High-Demand Roles for Communication Management Graduates
A master's in communication management unlocks positions that blend creativity with executive decision-making. Here are seven roles where the degree is particularly relevant:
- Communications director: Oversees all internal and external messaging, sets brand voice, and aligns communication with organizational goals.
- Corporate communications manager: Focuses on investor relations, public affairs, and maintaining a company's public image.
- PR manager: Crafts media strategy, manages press relations, and handles reputation management.
- Digital media strategist: Plans and executes content across digital channels, using analytics to drive engagement.
- Crisis communications consultant: Steps in during emergencies to control the narrative and protect brand trust.
- Internal communications lead: Develops employee engagement programs, intranet content, and leadership messaging.
- Brand strategist: Shapes the identity and positioning of a product, service, or entire company.
These roles appear in nearly every sector, but the responsibilities increasingly require a grasp of new tools and data-driven storytelling.
Salary and Growth: What the Numbers Show
The Bureau of Labor Statistics groups many communication management jobs under Public Relations and Fundraising Managers (SOC 11-2031). Nationally, these professionals earned a median annual wage of $138,520 in 2024.1 The top 10% made over $219,110, while even the bottom 10% earned $78,880, showing a wide range tied to industry and experience.1 Employment is projected to grow 5% from 2024 to 2034, about as fast as the average for all occupations.1
Program-level earnings data for the online master's in communication management programs listed on mastersincommunications.org is not yet available, but the broader occupation figures suggest strong return on investment. For context, the national median for all master's degree holders is around $86,000, so communication management graduates are positioned well above that benchmark.
How AI and Digital Transformation Are Changing the Game
In 2026, employers expect communication managers to do more than write well. AI tools now handle routine content creation, so the real value lies in strategy, analysis, and ethical oversight. Job postings increasingly mention data analytics, sentiment analysis, and familiarity with AI content platforms as required skills. Cross-platform fluency is also essential: a communications director must seamlessly integrate social media, email, web content, and internal platforms while measuring what moves the needle. This shift makes a specialized master's program that covers current issues in communication especially relevant for professionals who want to stay ahead.
Where the Jobs Are: Top Industries
The strongest demand for communication management professionals comes from four sectors: technology, healthcare, finance, and government or nonprofit organizations. Tech companies need leaders who can translate complex products into compelling stories. Healthcare systems require crisis-ready communications teams to navigate health communication challenges, from public health messaging to regulatory changes. Financial firms rely on communication managers for investor relations and brand trust. Government agencies and nonprofits seek skilled communicators to build public awareness and drive community engagement.

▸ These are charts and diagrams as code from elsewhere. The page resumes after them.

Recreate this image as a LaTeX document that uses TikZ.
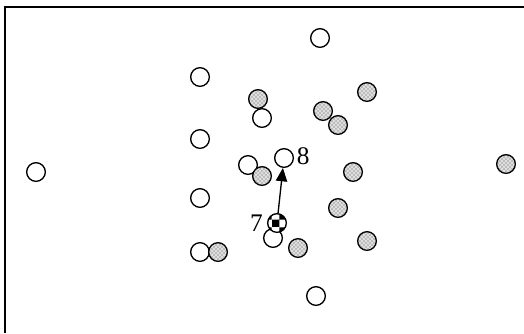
\documentclass[tikz,border=0pt]{standalone}
\usepackage{fontspec}
\setmainfont{Liberation Serif}
\usepackage{tikz}
\usetikzlibrary{arrows.meta,positioning,patterns}
\tikzset{
  free/.style ={circle,draw,line width=1pt,fill=white,minimum size=14pt,inner sep=0pt},
  busy/.style ={circle,draw,line width=1pt,fill=gray!25,minimum size=14pt,inner sep=0pt,
                postaction={pattern=crosshatch dots,pattern color=gray!60!black}},
  mover/.style={circle,draw,line width=1pt,fill=white,minimum size=14pt,inner sep=0pt,
                postaction={pattern=checkerboard,pattern color=black}},
  lbl/.style  ={font=\fontsize{19}{22}\selectfont,inner sep=2pt},
  ar/.style   ={-{Triangle[length=10pt,width=8.5pt]},line width=1pt},
}
\begin{document}
\begin{tikzpicture}[x=0.75pt,y=-0.75pt]
  \useasboundingbox (0,0) rectangle (524,333);
  \draw[line width=1.3pt] (5,333) -- (5,7) -- (524,7);
  % empty places
  \node[free] (o1) at (36,172){};
  \node[free] (o2) at (320,38){};
  \node[free] (o3) at (316,296){};
  \node[free] (o4) at (200,77){};
  \node[free] (o5) at (200,139){};
  \node[free] (o6) at (248,165){};
  \node[free] (o7) at (200,198){};
  \node[free] (o8) at (273,238){};
  \node[free] (o9) at (200,252){};
  \node[free] (n8) at (284,158){};
  % occupied places
  \node[busy] (s1) at (506,164){};
  \node[busy] (s2) at (258,99){};
  \node[free] (o10) at (262,118){};
  \node[busy] (s3) at (323,111){};
  \node[busy] (s4) at (338,125){};
  \node[busy] (s5) at (367,92){};
  \node[busy] (s6) at (262,176){};
  \node[busy] (s7) at (353,172){};
  \node[busy] (s8) at (338,208){};
  \node[busy] (s9) at (298,248){};
  \node[busy] (s10) at (367,241){};
  \node[busy] (s11) at (218,252){};
  % moving one
  \node[mover] (n7) at (277,223){};
  \node[lbl,left=1pt of n7] (t7){7};
  \node[lbl,right=0pt of n8,yshift=1.5pt] (t8){8};
  \draw[ar] (n7) -- (n8);
\end{tikzpicture}
\end{document}
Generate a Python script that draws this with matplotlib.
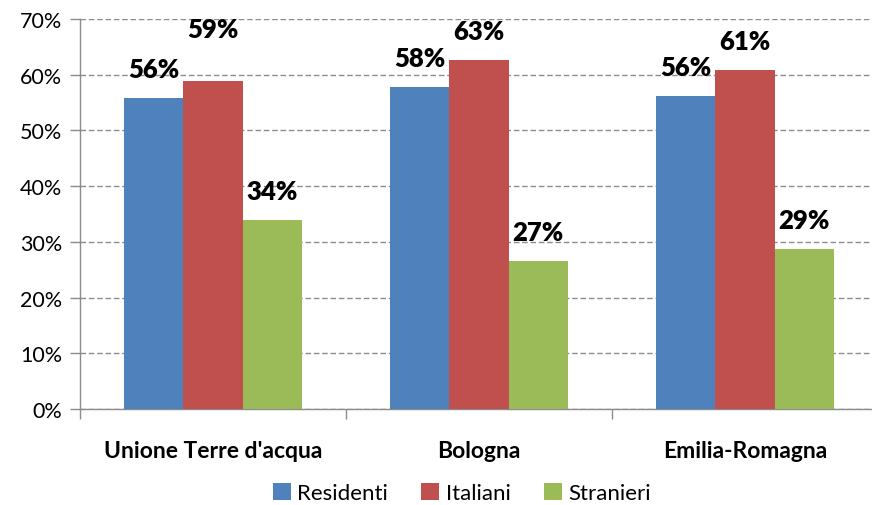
import matplotlib
matplotlib.use("Agg")
import matplotlib.pyplot as plt
import numpy as np

categories = ["Unione Terre d'acqua", "Bologna", "Emilia-Romagna"]
series_names = ["Residenti", "Italiani", "Stranieri"]
residenti = [55.8, 57.8, 56.2]
italiani = [58.9, 62.6, 60.9]
stranieri = [33.9, 26.6, 28.8]
colors = ["#4F81BD", "#C0504D", "#9BBB59"]

plt.rcParams['font.family'] = ['Lato', 'DejaVu Sans']

fig = plt.figure(figsize=(8.72, 5.06), dpi=100)
W, H = 872, 506
ax = fig.add_axes([80 / W, (506 - 410) / H, (878 - 80) / W, (410 - 20) / H])

x = np.arange(len(categories))
bw = 0.222
series = [residenti, italiani, stranieri]
for i, (vals, col, name) in enumerate(zip(series, colors, series_names)):
    pos = x + (i - 1) * bw
    ax.bar(pos, vals, bw, color=col, label=name, zorder=3)
    for j, (p, v) in enumerate(zip(pos, vals)):
        off = 40 if (i == 1 and j == 0) else 17
        ax.annotate(f"{v:.0f}%", (p, v), xytext=(0, off * 0.72), textcoords="offset points",
                    ha="center", va="bottom", fontsize=18.5, fontweight="heavy", color="black")

ax.set_xlim(-0.5, 2.5)
ax.set_ylim(0, 70)
ax.set_yticks(np.arange(0, 71, 10))
ax.set_yticklabels([f"{t}%" for t in range(0, 71, 10)], fontsize=15.5)
ax.yaxis.grid(True, linestyle=(0, (4, 2)), color="#8C8C8C", linewidth=1, zorder=0)
ax.set_axisbelow(True)
ax.set_xticks(x)
ax.set_xticklabels(categories, fontsize=16.5, fontweight="bold")
ax.tick_params(axis="x", length=0, pad=22)
ax.set_xticks([-0.5, 0.5, 1.5, 2.5], minor=True)
ax.tick_params(axis="x", which="minor", length=7, color="#8C8C8C", width=1)
ax.tick_params(axis="y", length=7, color="#8C8C8C", width=1, pad=6)
for s in ["top", "right"]:
    ax.spines[s].set_visible(False)
for s in ["left", "bottom"]:
    ax.spines[s].set_color("#8C8C8C")
    ax.spines[s].set_linewidth(1)

handles, labels = ax.get_legend_handles_labels()
fig.legend(handles, labels, loc="center", bbox_to_anchor=(462 / W, 1 - 494 / H), ncol=3,
           frameon=False, fontsize=16, handlelength=0.8, handleheight=0.8,
           handletextpad=0.3, columnspacing=1.5, borderpad=0.2)

fig.savefig("out.png", dpi=100)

Each of these industries offers distinct challenges and competitive salaries, making the degree adaptable across career paths.

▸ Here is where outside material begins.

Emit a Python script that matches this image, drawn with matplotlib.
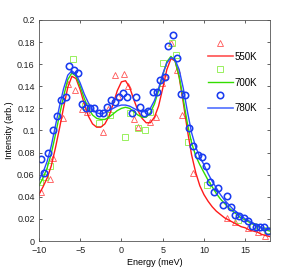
import numpy as np
import matplotlib
matplotlib.use("Agg")
import matplotlib.pyplot as plt
from matplotlib.lines import Line2D

plt.rcParams['font.family'] = ['Liberation Sans', 'DejaVu Sans']

# measured points
x550 = [-9.8, -8.7, -8.3, -7.1, -6.5, -5.6, -4.8, -4.2, -2.2, -1.6, -0.8, -0.4, 0.3, 0.8,
        1.5, 2.0, 3.5, 4.2, 4.9, 5.3, 6.0, 6.7, 7.3, 8.7, 12.8, 13.8, 15.3, 16.5, 17.4]
y550 = [0.044, 0.056, 0.075, 0.111, 0.142, 0.137, 0.119, 0.117, 0.099, 0.119, 0.150, 0.131,
        0.151, 0.140, 0.110, 0.103, 0.108, 0.112, 0.143, 0.149, 0.179, 0.155, 0.114, 0.062,
        0.021, 0.017, 0.012, 0.008, 0.005]

x700 = [-9.9, -9.3, -8.7, -5.9, -4.4, -2.7, -1.4, 0.4, 1.0, 2.0, 2.8, 3.5, 5.0, 6.1, 6.6,
        8.1, 10.4, 14.1, 16.0, 17.6]
y700 = [0.053, 0.058, 0.068, 0.165, 0.122, 0.107, 0.114, 0.094, 0.116, 0.102, 0.100, 0.117,
        0.161, 0.179, 0.168, 0.090, 0.051, 0.019, 0.014, 0.010]

x780 = [-9.8, -9.4, -8.9, -8.3, -7.8, -7.3, -6.7, -6.4, -5.8, -5.3, -4.8, -4.3, -3.8, -3.3,
        -2.7, -2.2, -1.8, -1.3, -0.8, -0.3, 0.2, 0.7, 1.3, 1.8, 2.2, 2.7, 3.2, 3.8, 4.3, 4.7,
        5.3, 5.6, 6.2, 6.7, 7.2, 7.7, 8.2, 8.7, 9.3, 9.8, 10.2, 10.7, 11.2, 11.7, 12.3, 12.8,
        13.3, 13.8, 14.3, 14.8, 15.3, 15.8, 16.3, 16.8, 17.3, 17.7]
y780 = [0.074, 0.062, 0.080, 0.100, 0.113, 0.128, 0.130, 0.158, 0.155, 0.152, 0.124, 0.120,
        0.120, 0.120, 0.116, 0.116, 0.121, 0.128, 0.126, 0.130, 0.134, 0.130, 0.116, 0.130,
        0.121, 0.116, 0.118, 0.135, 0.135, 0.146, 0.148, 0.176, 0.186, 0.166, 0.133, 0.132,
        0.102, 0.086, 0.078, 0.076, 0.068, 0.053, 0.044, 0.048, 0.033, 0.041, 0.031, 0.024,
        0.023, 0.021, 0.018, 0.014, 0.013, 0.013, 0.013, 0.009]

# fitted curves, read every 0.5 meV
xfit = np.arange(-10, 18.01, 0.5)
fit550 = [0.042, 0.049, 0.057, 0.068, 0.084, 0.102, 0.121, 0.139, 0.149, 0.147, 0.137, 0.124,
          0.113, 0.106, 0.103, 0.103, 0.106, 0.113, 0.124, 0.136, 0.144, 0.145, 0.139, 0.128,
          0.118, 0.111, 0.107, 0.107, 0.112, 0.122, 0.138, 0.155, 0.165, 0.163, 0.148, 0.125,
          0.100, 0.078, 0.062, 0.050, 0.042, 0.036, 0.031, 0.027, 0.024, 0.021, 0.019, 0.017,
          0.015, 0.013, 0.012, 0.010, 0.009, 0.008, 0.006, 0.005, 0.004]
fit700 = [0.050, 0.057, 0.066, 0.079, 0.096, 0.114, 0.131, 0.146, 0.152, 0.149, 0.140, 0.129,
          0.120, 0.114, 0.111, 0.110, 0.110, 0.112, 0.115, 0.118, 0.120, 0.121, 0.120, 0.117,
          0.114, 0.112, 0.112, 0.116, 0.124, 0.136, 0.150, 0.162, 0.167, 0.163, 0.149, 0.128,
          0.106, 0.089, 0.077, 0.069, 0.062, 0.055, 0.049, 0.043, 0.038, 0.034, 0.030, 0.027,
          0.024, 0.021, 0.019, 0.017, 0.015, 0.013, 0.012, 0.010, 0.009]
fit780 = [0.055, 0.062, 0.072, 0.086, 0.104, 0.122, 0.138, 0.150, 0.154, 0.151, 0.143, 0.133,
          0.125, 0.119, 0.116, 0.115, 0.116, 0.118, 0.120, 0.122, 0.123, 0.123, 0.122, 0.120,
          0.118, 0.117, 0.117, 0.120, 0.127, 0.138, 0.151, 0.161, 0.166, 0.164, 0.155, 0.138,
          0.117, 0.098, 0.085, 0.076, 0.069, 0.061, 0.054, 0.048, 0.042, 0.037, 0.033, 0.029,
          0.026, 0.023, 0.020, 0.018, 0.016, 0.014, 0.012, 0.011, 0.010]

labels = ['550K', '700K', '780K']
red, green, blue = '#ff1a1a', '#33dd00', '#2a4bff'

fig = plt.figure(figsize=(2.99, 2.73), dpi=100)
ax = fig.add_axes([0.130, 0.117, 0.773, 0.810])

ax.plot(x550, y550, '^', ms=5, mfc='none', mec='#ff5555', mew=0.6)
ax.plot(x700, y700, 's', ms=3.8, mfc='none', mec='#88ee44', mew=0.6)
ax.plot(xfit, fit550, '-', color=red, lw=1.0)
ax.plot(xfit, fit700, '-', color=green, lw=1.0)
ax.plot(xfit, fit780, '-', color=blue, lw=1.0)
ax.plot(x780, y780, 'o', ms=4.6, mfc='none', mec='#1a3cf0', mew=1.15)

ax.set_xlim(-10, 18)
ax.set_ylim(0, 0.2)
ax.set_xticks([-10, -5, 0, 5, 10, 15])
ax.set_yticks(np.arange(0, 0.201, 0.02))
ax.set_yticklabels(['0', '0.02', '0.04', '0.06', '0.08', '0.1', '0.12', '0.14', '0.16', '0.18', '0.2'])
ax.tick_params(direction='in', top=True, right=True, labelsize=6.5, length=2.5, width=0.5,
               colors='#222222')
ax.tick_params(axis='x', pad=3.5)
ax.tick_params(axis='y', pad=3)
for s in ax.spines.values():
    s.set_linewidth(0.6)
    s.set_color('#555555')
ax.set_xlabel('Energy (meV)', fontsize=6.5, labelpad=2.5)
ax.set_ylabel('Intensity (arb.)', fontsize=6.5, labelpad=2)

handles = [
    Line2D([], [], ls='none', marker='^', ms=5, mfc='none', mec='#ff5555', mew=0.6),
    Line2D([], [], color='#ff5050', lw=1.2),
    Line2D([], [], ls='none', marker='s', ms=3.8, mfc='none', mec='#88ee44', mew=0.6),
    Line2D([], [], color=green, lw=1.0),
    Line2D([], [], ls='none', marker='o', ms=4.6, mfc='none', mec='#1a3cf0', mew=1.15),
    Line2D([], [], color='#5070ff', lw=1.2),
]
leg_labels = ['', labels[0], '', labels[1], '', labels[2]]
ax.legend(handles, leg_labels, loc='upper right', bbox_to_anchor=(0.975, 0.945), frameon=False,
          fontsize=7, handlelength=2.6, handletextpad=0.2, labelspacing=0.3, borderaxespad=0.3)

fig.savefig('out.png', dpi=100)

FAQs About Online Communication Management Programs
Before committing to an online master's in communication management, it helps to have clear answers to the questions prospective students ask most often. Below you will find straightforward responses grounded in current program data and accreditation research.

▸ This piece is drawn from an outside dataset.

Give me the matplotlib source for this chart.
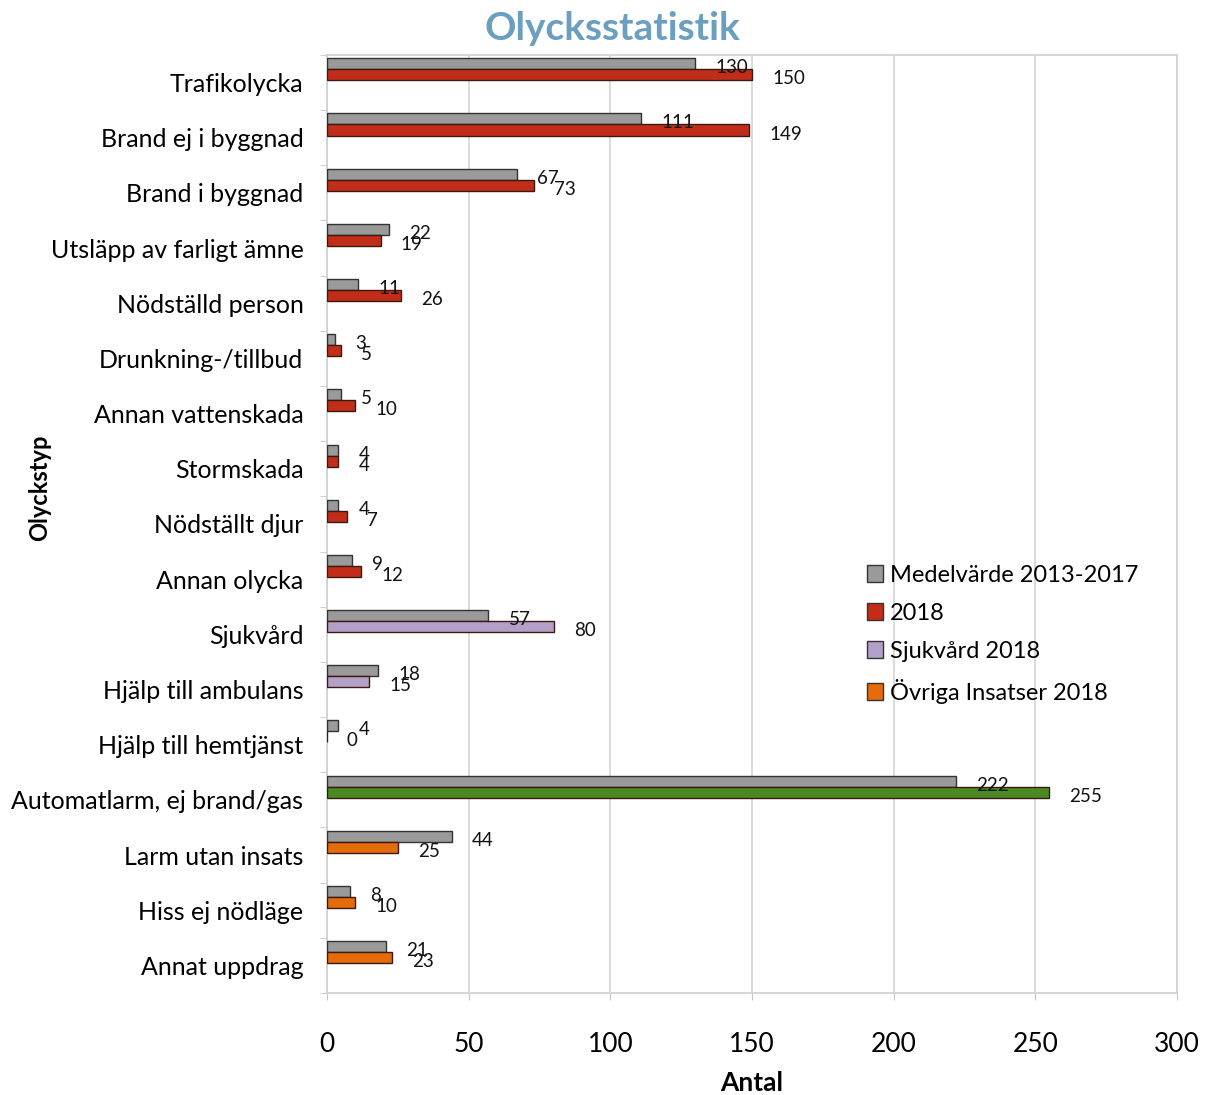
import numpy as np
import matplotlib.pyplot as plt
from matplotlib.patches import Patch

plt.rcParams['font.family'] = ['Lato', 'DejaVu Sans']

categories = ['Trafikolycka', 'Brand ej i byggnad', 'Brand i byggnad',
              'Utsläpp av farligt ämne', 'Nödställd person', 'Drunkning-/tillbud',
              'Annan vattenskada', 'Stormskada', 'Nödställt djur', 'Annan olycka',
              'Sjukvård', 'Hjälp till ambulans', 'Hjälp till hemtjänst',
              'Automatlarm, ej brand/gas', 'Larm utan insats', 'Hiss ej nödläge',
              'Annat uppdrag']
medel = [130, 111, 67, 22, 11, 3, 5, 4, 4, 9, 57, 18, 4, 222, 44, 8, 21]
ar2018 = [150, 149, 73, 19, 26, 5, 10, 4, 7, 12, 80, 15, 0, 255, 25, 10, 23]
groups = ['red'] * 10 + ['lav'] * 3 + ['green'] + ['orange'] * 3

col = {'gray': '#9a9a9a', 'red': '#c22d1a', 'lav': '#b2a0c8',
       'green': '#4b8a22', 'orange': '#e46c0a'}
legend_names = [('gray', 'Medelvärde 2013-2017'), ('red', '2018'),
                ('lav', 'Sjukvård 2018'), ('orange', 'Övriga Insatser 2018')]

fig = plt.figure(figsize=(12.12, 10.95), dpi=100)
ax = fig.add_axes([0.2698, 0.0932, 0.7013, 0.8566])

y = np.arange(len(categories))
h = 0.2
ax.barh(y - 0.34, medel, height=h, color=col['gray'], edgecolor='#333333', linewidth=1, zorder=3)
ax.barh(y - 0.14, ar2018, height=h, color=[col[g] for g in groups],
        edgecolor='#3a1a10', linewidth=1, zorder=3)

for yi, v in zip(y, medel):
    ax.annotate(str(v), (v, yi - 0.34), xytext=(20, -4), textcoords='offset pixels',
                ha='left', va='center', fontsize=13.5, color='#111111', zorder=4)
for yi, v in zip(y, ar2018):
    ax.annotate(str(v), (v, yi - 0.14), xytext=(20, -4), textcoords='offset pixels',
                ha='left', va='center', fontsize=13.5, color='#111111', zorder=4)

ax.set_xlim(0, 300)
ax.set_ylim(len(categories) - 0.5, -0.5)
ax.set_xticks(np.arange(0, 301, 50))
ax.set_yticks(y)
ax.set_yticklabels(categories, fontsize=18)
ax.set_yticks(np.arange(-0.5, len(categories), 1), minor=True)
ax.tick_params(axis='y', which='major', length=0, pad=17)
ax.tick_params(axis='y', which='minor', length=5, color='#c8c8c8', direction='out')
ax.tick_params(axis='x', length=5, color='#c8c8c8', direction='out', labelsize=19, pad=23)

ax.grid(axis='x', color='#d4d4d4', linewidth=1.2, zorder=0)
for s in ax.spines.values():
    s.set_color('#d0d0d0')
    s.set_linewidth(1.2)

ax.set_xlabel('Antal', fontsize=19, fontweight='bold', labelpad=10)
ax.set_ylabel('Olyckstyp', fontsize=17, fontweight='bold')
ax.yaxis.set_label_coords(-0.324, 0.539)
fig.text(0.505, 0.974, 'Olycksstatistik', fontsize=28, fontweight='bold', color='#6a9fc0',
         ha='center', va='center')

handles = [Patch(facecolor=col[k], edgecolor='#333333', label=n) for k, n in legend_names]
ax.legend(handles=handles, loc='upper left', bbox_to_anchor=(0.61, 0.479), frameon=False,
          fontsize=17, handlelength=0.7, handleheight=0.7, handletextpad=0.3, labelspacing=0.72)

fig.savefig('out.png', dpi=100)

- What is the difference between communication management and strategic communication?
- Communication management focuses on leading, budgeting, and overseeing an organization's entire communication function, including internal messaging, crisis response, and stakeholder relations. Strategic communication zeroes in on campaign design, persuasion, and message framing tied to specific business objectives. In practice the two overlap considerably, but communication management programs tend to emphasize leadership, team supervision, and operational planning rather than individual campaign execution.
- How long does it take to complete an online master's in communication management?
- Most online programs are designed for 30 to 36 credit hours and can be finished in about 12 to 18 months of full-time study. Part-time students, which describes the majority of working professionals in these programs, typically finish in 20 to 24 months. Accelerated cohort formats at some schools compress the timeline further, sometimes to as few as 12 months, by running shorter terms year-round.
- How much does an online master's in communication management cost?
- Total tuition ranges widely, from roughly $15,000 at some public universities to $60,000 or more at private institutions. Per-credit rates generally fall between $500 and $1,500. Many schools charge a flat online rate regardless of residency, so comparing total program cost (not just per-credit price) is important. Factor in fees, technology charges, and any required on-campus residencies when calculating your true investment.
- Do online communication management programs require the GRE?
- A growing number of programs have dropped the GRE entirely or offer a waiver for applicants who meet certain criteria, such as a minimum undergraduate GPA (often 3.0), relevant professional experience (typically three or more years), or an existing graduate degree. Check each school's admissions page for current waiver policies, because requirements can shift from one enrollment cycle to the next.
- Is a master's in communication management worth it?
- For most working professionals, the degree pays off through higher earning potential, expanded leadership responsibilities, and stronger positioning for director or VP-level roles. The return on investment depends heavily on your program's cost, how quickly you finish, and whether your employer offers tuition assistance. Graduates commonly report that the credential opens doors in corporate communication, public relations management, and organizational leadership that a bachelor's degree alone would not.
- Can I work full-time while earning an online communication management master's?
- Yes, and most online programs are built with that expectation. Asynchronous coursework, evening synchronous sessions, and flexible deadlines let students fit study around a 40-plus-hour workweek. Plan for roughly 15 to 20 hours of coursework per week during a standard semester. If your schedule is especially demanding, stretching the program over an additional semester or two is usually straightforward.
- What accreditation should I look for in a communication management program?
- Institutional (regional) accreditation from bodies such as HLC, SACSCOC, MSCHE, WSCUC, NECHE, or NWCCU is the essential baseline; it protects credit transferability, financial aid eligibility, and employer recognition. ACEJMC offers programmatic accreditation for journalism and mass communication degrees, but there is no dedicated programmatic accreditor specifically for communication management. For corporate communication and PR career paths, employers typically prioritize a regionally accredited institution over ACEJMC status.